My former employer was commissioned by the International Olympic Committee (IOC) to create asymmetric spinnakers featuring the country flag of the respective team sewn into the sail during manufacturing. The criteria stated that the sails needed to be equal in shape and weight, so as not to give any advantage to simple flag designs or disadvantage to more complex flags. I was tasked to come up with a technique to make this possible and produced a successful proof of concept sail. This process created highly complex panel design files and required a new tool to generate a seam allowance file.
Auto Seams Generator is the result of needing to apply seam allowance values to hundreds of uniquely named edges (seams) in extremely complex design files. Using a keep it simple approach, I developed a web-based ASP Classic wizard-style application with the goal of reducing the time it took to process custom sails and deliver the sails to the Olympics on time.
The core functionality of this wizard matches the process that would have been applied by a designer using traditional methods but in an automated and standardized way.
Design files are copied into the wizard and then parsed to extract the panel groupings along with edge and seam names. This information was displayed out to the designer to confirm or rearrange before moving on to the next step. The groups, edges, seam names were separated into two groups- one containing standard names, and another mismatch group. The mismatches were further processed to expose any intentional naming convention. Both groups were then displayed out for the designer to assign values and rotation constraints.
The automated edge name processing was really the key to making this tool invaluable. Reading all the edge names ensured that all edges of any given panel would be recognized and a value could be assigned to them.

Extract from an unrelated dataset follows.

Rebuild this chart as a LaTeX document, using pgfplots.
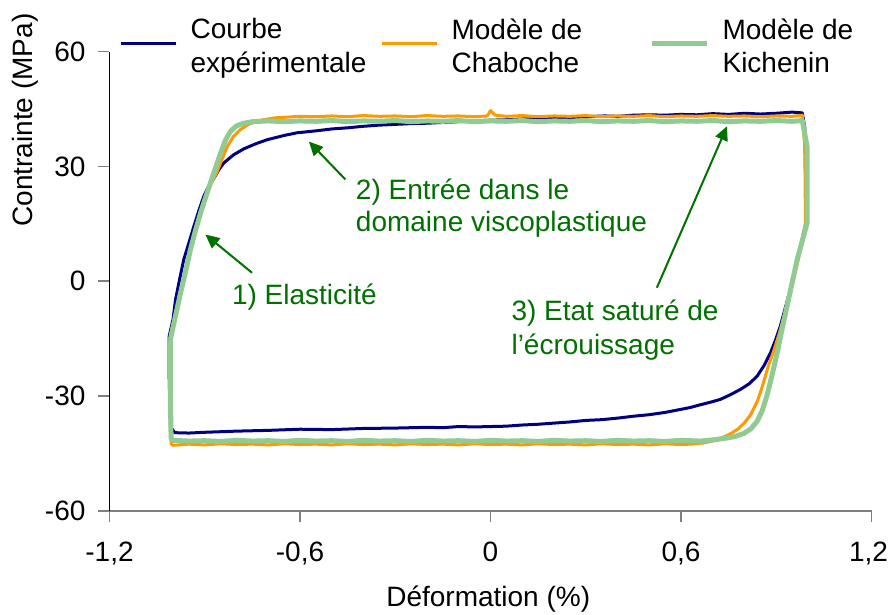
\documentclass[border=0pt]{standalone}
\usepackage{pgfplots}
\pgfplotsset{compat=1.18}
\usepackage{fontspec}
\setmainfont{Liberation Sans}
\usetikzlibrary{arrows.meta}
\definecolor{cnavy}{RGB}{0,0,128}
\definecolor{corange}{RGB}{255,153,0}
\definecolor{cgreen}{RGB}{145,203,145}
\definecolor{annot}{RGB}{0,112,0}
\definecolor{axgray}{RGB}{128,128,128}
\newcommand{\legshift}{-6.65pt}
\begin{document}
\begin{tikzpicture}
\begin{axis}[
  name=ax,
  scale only axis, width=381pt, height=229.5pt,
  xmin=-1.2, xmax=1.2, ymin=-60, ymax=60,
  axis lines*=left,
  clip=false,
  x axis line style={draw=axgray, line width=0.8pt},
  y axis line style={draw=black, line width=0.5pt},
  xtick={-1.2,-0.6,0,0.6,1.2}, ytick={-60,-30,0,30,60},
  xticklabels={{-1,2},{-0,6},{0},{0,6},{1,2\hspace*{3pt}}},
  tick align=outside, major tick length=5.5pt,
  xtick style={draw=axgray, line width=0.8pt},
  ytick style={draw=axgray, line width=0.8pt},
  tick label style={font=\fontsize{14}{16.7}\selectfont},
  /pgf/number format/.cd, use comma, fixed, assume math mode=true,
  /pgfplots/.cd,
  yticklabel style={xshift=-3pt},
  xticklabel style={yshift=-6.8pt},
  every axis x label/.style={at={(axis description cs:0.497,0)}, anchor=base, yshift=-47.65pt, font=\fontsize{14}{16.7}\selectfont},
  every axis y label/.style={at={(axis description cs:0,0.851)}, xshift=-42.25pt, rotate=90, anchor=center, font=\fontsize{14}{16.7}\selectfont},
  xlabel={Déformation (\%)},
  ylabel={Contrainte (MPa)},
  legend columns=3,
  legend cell align=left,
  legend image code/.code={\draw[#1] (0pt,\legshift) -- (27.5pt,\legshift); \path (34pt,\legshift);},
  legend style={draw=none, fill=none, inner sep=0pt, outer sep=0pt,
    at={(axis description cs:0,1)}, anchor=north west,
    xshift=5.05pt, yshift=16.6pt,
    nodes={inner sep=0pt},
    column sep=0pt,
    font=\fontsize{14}{16.7}\selectfont},
]
% Courbe experimentale
\addplot[cnavy, line width=1.5pt, line join=round] coordinates {
(-1.012,-14.4) (-1.0,-10.0) (-0.992,-4.8) (-0.98,0.2) (-0.966,5.7) (-0.95,10.0)
(-0.934,14.4) (-0.918,18.6) (-0.903,22.2) (-0.888,24.8) (-0.872,26.8) (-0.855,29.2)
(-0.840,30.9) (-0.81,33.0) (-0.777,34.6) (-0.74,35.9) (-0.703,37.0) (-0.65,38.1)
(-0.609,38.8) (-0.55,39.3) (-0.5,39.8) (-0.45,40.1) (-0.4,40.5) (-0.35,40.8)
(-0.3,41.0) (-0.25,41.2) (-0.2,41.3) (-0.15,41.5) (-0.1,41.7) (-0.05,41.9)
(0.0,42.1) (0.05,42.2) (0.1,42.4) (0.15,42.5) (0.2,42.7) (0.25,42.8) (0.3,43.0)
(0.36,43.2) (0.4,43.1) (0.45,43.4) (0.5,43.5) (0.55,43.4) (0.6,43.6) (0.65,43.5)
(0.7,43.8) (0.75,43.6) (0.8,43.9) (0.85,43.7) (0.9,43.9) (0.95,44.2) (0.982,44.0)
(0.99,40) (0.992,30) (0.993,15) (0.966,5.7) (0.94,-3.5) (0.913,-11.7) (0.898,-15.3)
(0.882,-18.7) (0.862,-22.0) (0.84,-24.8) (0.815,-26.8) (0.787,-28.3) (0.755,-29.7)
(0.724,-30.9) (0.69,-31.7) (0.661,-32.3) (0.63,-33.0) (0.6,-33.5) (0.55,-34.3)
(0.5,-34.9) (0.45,-35.3) (0.4,-35.8) (0.35,-36.2) (0.3,-36.4) (0.25,-36.8)
(0.2,-37.1) (0.15,-37.4) (0.1,-37.6) (0.05,-37.9) (0.0,-38.0) (-0.05,-38.1)
(-0.1,-38.0) (-0.15,-38.3) (-0.2,-38.2) (-0.3,-38.4) (-0.4,-38.5) (-0.5,-38.8)
(-0.6,-38.7) (-0.7,-39.0) (-0.8,-39.2) (-0.9,-39.5) (-0.95,-39.7) (-0.995,-39.6)
(-1.008,-38) (-1.012,-25) (-1.012,-14.4)
};
\addlegendentry{\parbox[t]{95pt}{Courbe\\expérimentale}}
% Modele de Chaboche
\addplot[corange, line width=1.5pt, line join=round] coordinates {
(-1.008,-14.0) (-0.992,-8.5) (-0.976,-3.0) (-0.96,2.6) (-0.945,8.3) (-0.93,13.0)
(-0.913,17.9) (-0.897,22.0) (-0.882,25.2) (-0.861,28.6) (-0.845,32.0) (-0.829,35.2)
(-0.81,37.8) (-0.787,39.7) (-0.76,41.1) (-0.724,42.1) (-0.68,42.7) (-0.64,42.9)
(-0.6,43.1) (-0.55,43.0) (-0.5,43.2) (-0.45,43.0) (-0.4,43.3) (-0.35,43.1)
(-0.3,43.2) (-0.25,43.0) (-0.2,43.3) (-0.15,43.1) (-0.1,43.2) (-0.05,43.0)
(-0.01,43.2) (0.0,44.6) (0.015,43.4) (0.05,43.1) (0.1,43.3) (0.15,43.0)
(0.2,43.2) (0.25,43.1) (0.3,43.3) (0.35,43.0) (0.4,43.2) (0.45,43.1) (0.5,43.3)
(0.55,43.0) (0.6,43.2) (0.65,43.1) (0.7,43.3) (0.75,43.1) (0.8,43.2) (0.85,43.0)
(0.9,43.2) (0.95,43.1) (0.982,43.4)
(0.99,35) (0.992,15.2) (0.97,6.0) (0.95,-1.0) (0.93,-7.5) (0.91,-13.5)
(0.893,-18.0) (0.875,-22.2) (0.858,-27.0) (0.84,-31.5) (0.82,-34.8) (0.80,-37.0)
(0.78,-38.6) (0.76,-39.7) (0.74,-40.5) (0.72,-41.2) (0.70,-41.8) (0.67,-42.3)
(0.63,-42.6) (0.6,-42.7) (0.55,-42.5) (0.5,-42.8) (0.45,-42.6) (0.4,-42.7)
(0.35,-42.5) (0.3,-42.8) (0.25,-42.6) (0.2,-42.7) (0.15,-42.5) (0.1,-42.8)
(0.05,-42.6) (0.0,-42.7) (-0.05,-42.5) (-0.1,-42.8) (-0.15,-42.6) (-0.2,-42.7)
(-0.25,-42.5) (-0.3,-42.8) (-0.35,-42.6) (-0.4,-42.7) (-0.45,-42.5) (-0.5,-42.8)
(-0.55,-42.6) (-0.6,-42.7) (-0.65,-42.5) (-0.7,-42.8) (-0.75,-42.6) (-0.8,-42.7)
(-0.85,-42.5) (-0.9,-42.8) (-0.95,-42.6) (-1.0,-42.9) (-1.006,-42.5)
(-1.008,-30) (-1.008,-14.0)
};
\addlegendentry{\parbox[t]{99pt}{Modèle de\\Chaboche}}
% Modele de Kichenin
\addplot[cgreen, line width=2.5pt, line join=round] coordinates {
(-1.008,-15.2) (-0.992,-9.0) (-0.976,-3.0) (-0.96,2.6) (-0.945,8.3) (-0.93,13.0)
(-0.913,17.9) (-0.897,22.0) (-0.882,25.7) (-0.866,29.6) (-0.85,33.5) (-0.835,36.8)
(-0.819,39.2) (-0.8,40.6) (-0.777,41.3) (-0.75,41.7) (-0.7,41.9) (-0.65,41.7)
(-0.6,41.9) (-0.55,41.8) (-0.5,42.0) (-0.45,41.7) (-0.4,41.9) (-0.35,41.8)
(-0.3,42.0) (-0.25,41.7) (-0.2,41.9) (-0.15,41.8) (-0.1,42.0) (-0.05,41.7)
(0.0,41.9) (0.05,41.8) (0.1,42.0) (0.15,41.7) (0.2,41.9) (0.25,41.8) (0.3,42.0)
(0.35,41.7) (0.4,41.9) (0.45,41.8) (0.5,42.0) (0.55,41.7) (0.6,41.9) (0.65,41.8)
(0.7,42.0) (0.75,41.7) (0.8,41.9) (0.85,41.8) (0.9,42.0) (0.95,41.8) (0.982,42.0)
(0.997,35.2) (0.997,15.2) (0.982,10.5) (0.966,5.7) (0.95,-0.4) (0.934,-6.5)
(0.918,-12.6) (0.903,-18.7) (0.887,-24.5) (0.872,-29.5) (0.856,-33.8) (0.84,-36.6)
(0.82,-38.6) (0.798,-39.8) (0.77,-40.6) (0.745,-41.0) (0.70,-41.5) (0.66,-41.8)
(0.6,-41.6) (0.55,-41.9) (0.5,-41.7) (0.45,-41.8) (0.4,-41.6) (0.35,-41.9)
(0.3,-41.7) (0.25,-41.8) (0.2,-41.6) (0.15,-41.9) (0.1,-41.7) (0.05,-41.8)
(0.0,-41.6) (-0.05,-41.9) (-0.1,-41.7) (-0.15,-41.8) (-0.2,-41.6) (-0.25,-41.9)
(-0.3,-41.7) (-0.35,-41.8) (-0.4,-41.6) (-0.45,-41.9) (-0.5,-41.7) (-0.55,-41.8)
(-0.6,-41.6) (-0.65,-41.9) (-0.7,-41.7) (-0.75,-41.8) (-0.8,-41.6) (-0.85,-41.9)
(-0.9,-41.7) (-0.95,-41.8) (-1.0,-41.6) (-1.006,-41.2) (-1.008,-30) (-1.008,-15.2)
};
\addlegendentry{\parbox[t]{95pt}{Modèle de\\Kichenin}}
% annotations
\draw[annot, line width=1pt, -{Triangle[length=7pt,width=6.5pt]}] (axis cs:-0.751,2.2) -- (axis cs:-0.898,12.2);
\draw[annot, line width=1pt, -{Triangle[length=7pt,width=6.5pt]}] (axis cs:-0.457,26.6) -- (axis cs:-0.572,36.5);
\draw[annot, line width=1pt, -{Triangle[length=7pt,width=6.5pt]}] (axis cs:0.524,-1.7) -- (axis cs:0.745,40.5);
\node[annot, anchor=base, inner sep=0pt, font=\fontsize{14}{16.7}\selectfont] at (axis cs:-0.586,-6.1) {1) Elasticité};
\node[annot, anchor=base west, inner sep=0pt, font=\fontsize{14}{16.7}\selectfont] at (axis cs:-0.425,21.3) {2) Entrée dans le};
\node[annot, anchor=base west, inner sep=0pt, font=\fontsize{14}{16.7}\selectfont] at (axis cs:-0.425,13.0) {domaine viscoplastique};
\node[annot, anchor=base west, inner sep=0pt, font=\fontsize{14}{16.7}\selectfont] at (axis cs:0.065,-10.4) {3) Etat saturé de};
\node[annot, anchor=base west, inner sep=0pt, font=\fontsize{14}{16.7}\selectfont] at (axis cs:0.065,-19.1) {l’écrouissage};
\end{axis}
\pgfresetboundingbox
\path[use as bounding box] ([shift={(-54.75pt,-52.15pt)}]ax.south west) rectangle ([shift={(389.25pt,255.35pt)}]ax.south west);
\end{tikzpicture}
\end{document}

Assigning values was streamlined with a”Click-To-Fill” feature, which displayed common values below the individual fields. Another benefit from the automation was the ability to enforce requirement rules on edges. Between discovering all edge names and requiring they had a value, the time it took to produce a custom seam allowance file was drastically reduced from hours of typing and verifying to well under 10 minutes.
Ultimately the results were saved to an XML file which was 100% compatible with the traditional tooling, as well as being able to be read into PatternSmith for post-processing and nesting.
Without this wizard, the 2016 Rio Olympic 49er Fx asymmetric country flag spinnakers would not have been feasible. A total of 11 unique custom layouts were created for 20 countries, resulting in around 100 sails built for the 2016 games.
As a result of defining a standard set of edge names for the Auto Seams Generator, I was able to standardize how new or custom panel design files were made by other designers. Creating these conventions helped reduce complexity and increased the ability to share each individual’s work.
Auto Seams Generator was developed as a personal side project. While used by myself at my previous employer, the previous employer did not commission nor own rights to the code base. Data shown was created randomly for demonstration and does not portray intellectual property.